▸ **Records with drawing code**
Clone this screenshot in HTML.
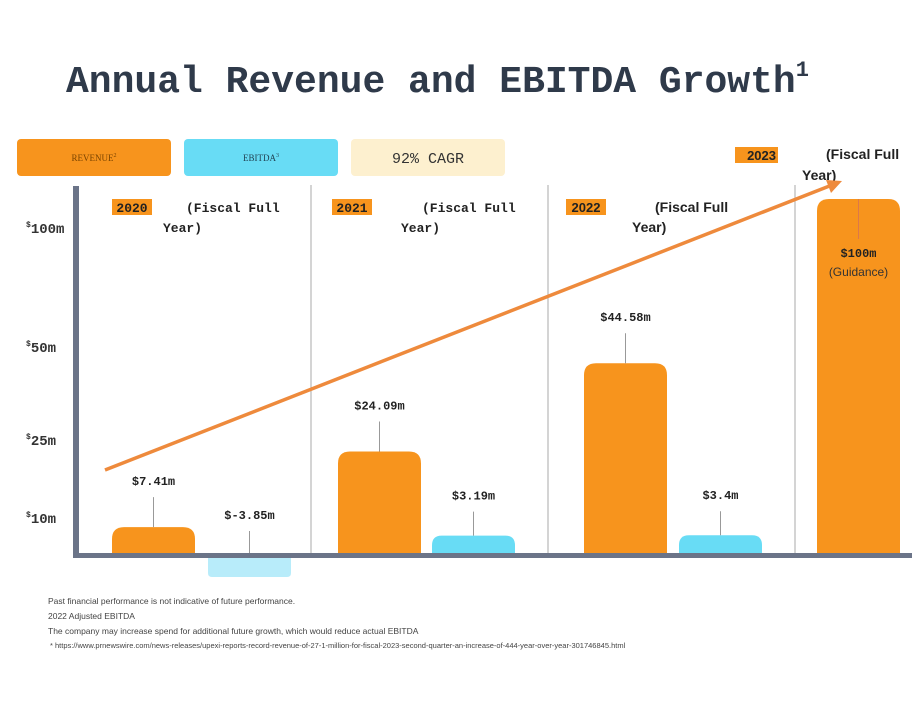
<!DOCTYPE html>
<html><head><meta charset="utf-8"><style>
body{margin:0;width:912px;height:716px;background:#fff;overflow:hidden;font-family:"Liberation Mono",monospace}
svg{position:absolute;left:0;top:0}
</style></head><body>
<svg id="c" width="912" height="716" xmlns="http://www.w3.org/2000/svg">
<text x="66" y="92" font-family="Liberation Mono" font-weight="bold" font-size="38" fill="#2f3a4a">Annual Revenue and EBITDA Growth<tspan font-size="22" dy="-16">1</tspan></text>
<g>
<rect x="17" y="139" width="154" height="37" rx="4" fill="#f7941d"/>
<text x="94" y="161" text-anchor="middle" font-family="Liberation Serif" font-size="9" fill="#7a4400">REVENUE<tspan font-size="6" dy="-4">2</tspan></text>
<rect x="184" y="139" width="154" height="37" rx="4" fill="#68dcf5"/>
<text x="261" y="161" text-anchor="middle" font-family="Liberation Serif" font-size="9" fill="#245">EBITDA<tspan font-size="6" dy="-4">3</tspan></text>
<rect x="351" y="139" width="154" height="37" rx="4" fill="#fdf0cf"/>
<text x="428" y="163" text-anchor="middle" font-family="Liberation Mono" font-size="15" fill="#333">92% CAGR</text>
</g>
<g font-size="9.5" fill="#444" font-family="Liberation Sans">
<text x="48" y="604" font-size="8.5">Past financial performance is not indicative of future performance.</text>
<text x="48" y="619" font-size="8.5">2022 Adjusted EBITDA</text>
<text x="48" y="634" font-size="8.5">The company may increase spend for additional future growth, which would reduce actual EBITDA</text>
<text x="50" y="648" font-size="7.5">* https://www.prnewswire.com/news-releases/upexi-reports-record-revenue-of-27-1-million-for-fiscal-2023-second-quarter-an-increase-of-444-year-over-year-301746845.html</text>
</g>
</svg>
<script>
const years=["2020","2021","2022","2023"];
const revenue=[7.41,24.09,44.58,100];
const ebitda=[-3.85,3.19,3.4,null];
const revLabels=["$7.41m","$24.09m","$44.58m","$100m"];
const ebLabels=["$-3.85m","$3.19m","$3.4m",""];
const tickVals=[10,25,50,100];
const tickLabels=["10m","25m","50m","100m"];
const knotV=[-10,0,3,10,25,50,100];
const knotY=[612,555,536,522,447,340,199];
function y(v){for(let i=0;i<knotV.length-1;i++){if(v<=knotV[i+1]||i==knotV.length-2){const t=(v-knotV[i])/(knotV[i+1]-knotV[i]);return knotY[i]+t*(knotY[i+1]-knotY[i]);}}}
const groupX=[76,311,548,795];
function gx(i){return groupX[i];}
const NS="http://www.w3.org/2000/svg",svg=document.getElementById('c');
function el(t,a,p){const e=document.createElementNS(NS,t);for(const k in a)e.setAttribute(k,a[k]);(p||svg).appendChild(e);return e;}
function tx(x,yy,s,a,p){const e=el('text',Object.assign({x:x,y:yy},a),p);e.textContent=s;return e;}
for(let i=1;i<4;i++){const d=el('line',{x1:gx(i),x2:gx(i),y1:185,y2:555,stroke:'#aaa','stroke-width':1});

}
const tickOff=[1,-2,12,34];
tickVals.forEach((v,i)=>{const t=el('text',{x:26,y:y(v)+tickOff[i],'font-family':'Liberation Mono','font-weight':'bold','font-size':14,fill:'#333'});


const s=el('tspan',{'font-size':8,dy:-6},t);s.textContent='$';const s2=el('tspan',{dy:6},t);s2.textContent=tickLabels[i];});
const revOff=[36,27,36,22],ebOff=[132,121,131,0],bw=83;
function bar(x,v,col,name){const y0=y(0),y1=y(v),top=Math.min(y0,y1),h=Math.abs(y1-y0),r=Math.min(12,h/2);
let d;if(v>=0)d=`M${x},${y0}V${top+r}Q${x},${top} ${x+r},${top}H${x+bw-r}Q${x+bw},${top} ${x+bw},${top+r}V${y0}Z`;
else d=`M${x},${y0}V${y0+h-4}Q${x},${y0+h} ${x+4},${y0+h}H${x+bw-4}Q${x+bw},${y0+h} ${x+bw},${y0+h-4}V${y0}Z`;
const p=el('path',{d:d,fill:col});return p;}
years.forEach((yr,i)=>{
 const rx=gx(i)+revOff[i];
 bar(rx,revenue[i],'#f7941d','bar-revenue-'+yr);
 const cx=rx+bw/2;
 if(i<3){const ly=y(revenue[i])-42;
  el('line',{x1:cx,x2:cx,y1:ly+12,y2:y(revenue[i]),stroke:'#999','stroke-width':1});
  const t=tx(cx,ly,revLabels[i],{'text-anchor':'middle','font-family':'Liberation Mono','font-weight':'bold','font-size':12,fill:'#222'});
  }
 else{el('line',{x1:cx,x2:cx,y1:y(revenue[i]),y2:y(revenue[i])+40,stroke:'#c66','stroke-width':0.6});
  const t=tx(cx,y(revenue[i])+58,revLabels[i],{'text-anchor':'middle','font-family':'Liberation Mono','font-weight':'bold','font-size':12,fill:'#222'});
  
  tx(cx,y(revenue[i])+77,'(Guidance)',{'text-anchor':'middle','font-family':'Liberation Sans','font-size':12,fill:'#333'});}
 if(ebitda[i]!==null){const ex=gx(i)+ebOff[i];
  bar(ex,ebitda[i],ebitda[i]<0?'#b8ecfa':'#68dcf5','bar-ebitda-'+yr);
  const ecx=ex+bw/2,topv=Math.max(ebitda[i],0),ly=y(topv)-36+(ebitda[i]<0?0:0);
  el('line',{x1:ecx,x2:ecx,y1:ly+12,y2:y(topv),stroke:'#999','stroke-width':1});
  const t=tx(ecx,ly,ebLabels[i],{'text-anchor':'middle','font-family':'Liberation Mono','font-weight':'bold','font-size':12,fill:'#222'});
  }
 const hx=[112,332,566,735][i],hy=[199,199,199,147][i];
 const r=el('rect',{x:hx,y:hy,width:i==3?43:40,height:16,fill:'#f7941d'});
 
 tx(hx+(i==3?41:20),hy+13,yr,{'text-anchor':i==3?'end':'middle','font-family':i>=2?'Liberation Sans':'Liberation Mono','font-weight':'bold','font-size':13,fill:'#222'});
 const f=i>=2?'Liberation Sans':'Liberation Mono';
 const p1=[[186,212],[422,212],[655,212],[826,159]][i],p2=[[163,232],[401,232],[632,232],[802,180]][i];
 tx(p1[0],p1[1],'(Fiscal Full',{'font-family':f,'font-weight':'bold','font-size':i>=2?14:13,fill:'#222'});
 tx(p2[0],p2[1],'Year)',{'font-family':f,'font-weight':'bold','font-size':i>=2?14:13,fill:'#222'});
});
const ax=el('rect',{x:73,y:186,width:6,height:372,fill:'#6b7488'});
const bl=el('rect',{x:73,y:553,width:839,height:5,fill:'#6b7488'});
const ar=el('line',{x1:105,y1:470,x2:832,y2:185,stroke:'#ee8a3c','stroke-width':3.5});
el('path',{d:'M842,181 L826,180 L831,193 Z',fill:'#ee8a3c'});
</script>
</body></html>
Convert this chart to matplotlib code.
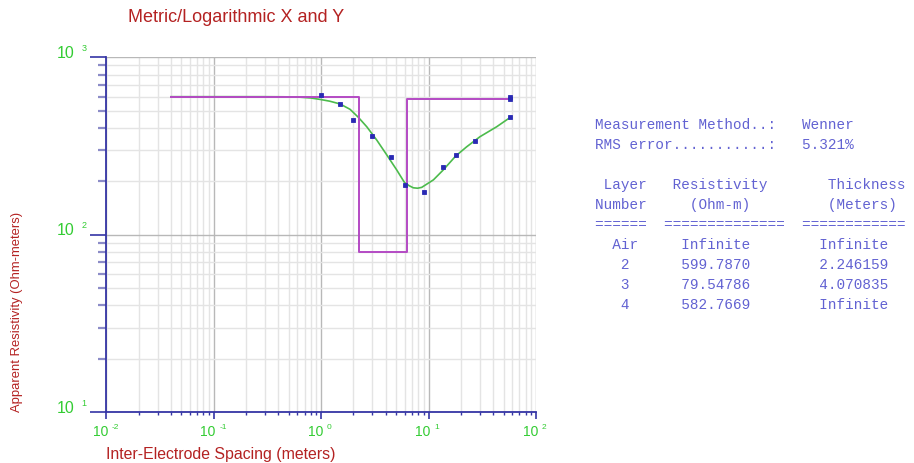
import matplotlib
matplotlib.use("Agg")
import matplotlib.pyplot as plt
from matplotlib.ticker import LogLocator, NullFormatter
import numpy as np

# Field measurements (Wenner array)
spacing_m = [1.0, 1.5, 2.0, 3.0, 4.5, 6.0, 9.0, 13.5, 18.0, 27.0, 57.0, 57.0, 57.0]
rho_obs = [616, 548, 444, 360, 274, 190, 175, 240, 282, 337, 598, 582, 459]

# Computed apparent resistivity of the fitted model
fit_x = [0.04, 0.289, 0.45, 0.638, 0.80, 0.979, 1.20, 1.50, 1.86, 2.22, 2.66,
         3.29, 4.08, 5.05, 5.97, 6.6, 7.21, 7.9, 8.63, 11.1, 13.7, 17.9, 22.6,
         30.1, 43.0, 57.1]
fit_y = [600, 600, 599, 596, 590, 579, 566, 546, 509, 459, 406,
         342, 282, 232, 197, 189, 184, 183, 185, 204, 232, 278, 313,
         357, 406, 457]

# Layered earth model
layer_names = ["Air", "2", "3", "4"]
layer_rho = [599.7870, 79.54786, 582.7669]
layer_thick = [2.246159, 4.070835]
model_range = [0.04, 57.0]

method = "Wenner"
rms_error = "5.321%"

x_ticks = [1e-2, 1e-1, 1e0, 1e1, 1e2]
x_exps = ["-2", "-1", "0", "1", "2"]
y_ticks = [1e1, 1e2, 1e3]
y_exps = ["1", "2", "3"]

W, H = 914, 463
fig = plt.figure(figsize=(W / 100, H / 100), dpi=100)
ax = fig.add_axes([106.3 / W, 1 - 412.3 / H, (536 - 106.3) / W, (412.3 - 57.3) / H])
ax.set_xscale("log")
ax.set_yscale("log")
ax.set_xlim(1e-2, 1e2)
ax.set_ylim(1e1, 1e3)

# grid
ax.xaxis.set_major_locator(LogLocator(base=10, numticks=10))
ax.xaxis.set_minor_locator(LogLocator(base=10, subs=np.arange(2, 10), numticks=20))
ax.yaxis.set_major_locator(LogLocator(base=10, numticks=10))
ax.yaxis.set_minor_locator(LogLocator(base=10, subs=np.arange(2, 10), numticks=20))
for a in (ax.xaxis, ax.yaxis):
    a.set_major_formatter(NullFormatter())
    a.set_minor_formatter(NullFormatter())
ax.grid(which="major", color="#b8b8b8", lw=1.0)
ax.grid(which="minor", color="#e4e4e4", lw=1.0)
ax.set_axisbelow(True)

spine_c = "#3535a5"
for s in ("top", "right"):
    ax.spines[s].set_visible(False)
for s in ("left", "bottom"):
    ax.spines[s].set_color(spine_c)
    ax.spines[s].set_linewidth(1.3)

ax.tick_params(axis="x", which="major", direction="out", length=5, width=1.2, color=spine_c)
ax.tick_params(axis="x", which="minor", direction="out", length=2.5, width=1.0, color=spine_c)
ax.tick_params(axis="y", which="major", direction="out", length=11.5, width=1.2, color=spine_c)
ax.tick_params(axis="y", which="minor", direction="out", length=5.8, width=1.6, color="#8c8cc8")

# fitted curve
ax.plot(fit_x, fit_y, color="#4cbb4c", lw=1.2, zorder=3)

# model step line
depths = np.cumsum(layer_thick)
mx = [model_range[0], depths[0], depths[0], depths[1], depths[1], model_range[1]]
my = [layer_rho[0], layer_rho[0], layer_rho[1], layer_rho[1], layer_rho[2], layer_rho[2]]
ax.plot(mx, my, color="#b44ac4", lw=1.4, zorder=4)

# observations
ax.plot(spacing_m, rho_obs, ls="none", marker="s", ms=3.2, mfc="#2a2ab4",
        mec="#2a2ab4", mew=0.6, zorder=5)

# tick labels drawn as "10" plus a small raised exponent
lab_c = "#33cc33"
for v, e in zip(x_ticks, x_exps):
    ax.annotate("10", xy=(v, 0), xycoords=("data", "axes fraction"),
                xytext=(2.0, -19.4), textcoords="offset pixels",
                ha="right", va="center", fontsize=10, color=lab_c,
                family="Liberation Sans", annotation_clip=False)
    ax.annotate(e, xy=(v, 0), xycoords=("data", "axes fraction"),
                xytext=(5.5, -15.5), textcoords="offset pixels",
                ha="left", va="center", fontsize=6, color=lab_c,
                family="Liberation Sans", annotation_clip=False)
for v, e in zip(y_ticks, y_exps):
    ax.annotate("10", xy=(0, v), xycoords=("axes fraction", "data"),
                xytext=(-31.3, 4.0), textcoords="offset pixels",
                ha="right", va="center", fontsize=11.5, color=lab_c,
                family="Liberation Sans", annotation_clip=False)
    ax.annotate(e, xy=(0, v), xycoords=("axes fraction", "data"),
                xytext=(-25.0, 9.0), textcoords="offset pixels",
                ha="left", va="center", fontsize=6.5, color=lab_c,
                family="Liberation Sans", annotation_clip=False)

red = "#b42222"
fig.text(128 / W, 1 - 18 / H, "Metric/Logarithmic X and Y", color=red,
         fontsize=13, family="Liberation Sans", ha="left", va="center")
fig.text(106.5 / W, 1 - 455 / H, "Inter-Electrode Spacing (meters)", color=red,
         fontsize=11.4, family="Liberation Sans", ha="left", va="center")
fig.text(17.3 / W, 1 - 412 / H, "Apparent Resistivity (Ohm-meters)", color=red,
         fontsize=9.4, family="Liberation Sans", ha="center", va="bottom",
         rotation=90)

# results table in fixed-width columns
rows = [
    f"Measurement Method..:   {method}",
    f"RMS error...........:   {rms_error}",
    "",
    " Layer   Resistivity       Thickness",
    "Number     (Ohm-m)         (Meters)",
    "======  ==============  ============",
]
rho_txt = ["Infinite"] + [f"{r:.7g}" if r < 100 else f"{r:.4f}" for r in layer_rho]
th_txt = ["Infinite"] + [f"{t:.6f}" for t in layer_thick] + ["Infinite"]
for name, r, t in zip(layer_names, rho_txt, th_txt):
    name_col = f"{name:^7}" if name == "Air" else f"   {name}   "
    rows.append(f"{name_col:<10}{r:<16}{t}")

tbl_c = "#6262d2"
y0 = 125
for i, line in enumerate(rows):
    if line:
        fig.text(595 / W, 1 - (y0 + i * 19.95) / H, line, color=tbl_c,
                 fontsize=10.4, family="Liberation Mono", ha="left", va="center")

fig.savefig("out.png", dpi=100)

▸ **The task**
Using the data above, which lines fall from the one with "Convert this chart to matplotlib code." through the one with "ax.spines[s].set_linewidth(1.3)"? Repeat them exactly, ends included, minus any pictures.

▸ **The completed task**
Convert this chart to matplotlib code.
import matplotlib
matplotlib.use("Agg")
import matplotlib.pyplot as plt
from matplotlib.ticker import LogLocator, NullFormatter
import numpy as np

# Field measurements (Wenner array)
spacing_m = [1.0, 1.5, 2.0, 3.0, 4.5, 6.0, 9.0, 13.5, 18.0, 27.0, 57.0, 57.0, 57.0]
rho_obs = [616, 548, 444, 360, 274, 190, 175, 240, 282, 337, 598, 582, 459]

# Computed apparent resistivity of the fitted model
fit_x = [0.04, 0.289, 0.45, 0.638, 0.80, 0.979, 1.20, 1.50, 1.86, 2.22, 2.66,
         3.29, 4.08, 5.05, 5.97, 6.6, 7.21, 7.9, 8.63, 11.1, 13.7, 17.9, 22.6,
         30.1, 43.0, 57.1]
fit_y = [600, 600, 599, 596, 590, 579, 566, 546, 509, 459, 406,
         342, 282, 232, 197, 189, 184, 183, 185, 204, 232, 278, 313,
         357, 406, 457]

# Layered earth model
layer_names = ["Air", "2", "3", "4"]
layer_rho = [599.7870, 79.54786, 582.7669]
layer_thick = [2.246159, 4.070835]
model_range = [0.04, 57.0]

method = "Wenner"
rms_error = "5.321%"

x_ticks = [1e-2, 1e-1, 1e0, 1e1, 1e2]
x_exps = ["-2", "-1", "0", "1", "2"]
y_ticks = [1e1, 1e2, 1e3]
y_exps = ["1", "2", "3"]

W, H = 914, 463
fig = plt.figure(figsize=(W / 100, H / 100), dpi=100)
ax = fig.add_axes([106.3 / W, 1 - 412.3 / H, (536 - 106.3) / W, (412.3 - 57.3) / H])
ax.set_xscale("log")
ax.set_yscale("log")
ax.set_xlim(1e-2, 1e2)
ax.set_ylim(1e1, 1e3)

# grid
ax.xaxis.set_major_locator(LogLocator(base=10, numticks=10))
ax.xaxis.set_minor_locator(LogLocator(base=10, subs=np.arange(2, 10), numticks=20))
ax.yaxis.set_major_locator(LogLocator(base=10, numticks=10))
ax.yaxis.set_minor_locator(LogLocator(base=10, subs=np.arange(2, 10), numticks=20))
for a in (ax.xaxis, ax.yaxis):
    a.set_major_formatter(NullFormatter())
    a.set_minor_formatter(NullFormatter())
ax.grid(which="major", color="#b8b8b8", lw=1.0)
ax.grid(which="minor", color="#e4e4e4", lw=1.0)
ax.set_axisbelow(True)

spine_c = "#3535a5"
for s in ("top", "right"):
    ax.spines[s].set_visible(False)
for s in ("left", "bottom"):
    ax.spines[s].set_color(spine_c)
    ax.spines[s].set_linewidth(1.3)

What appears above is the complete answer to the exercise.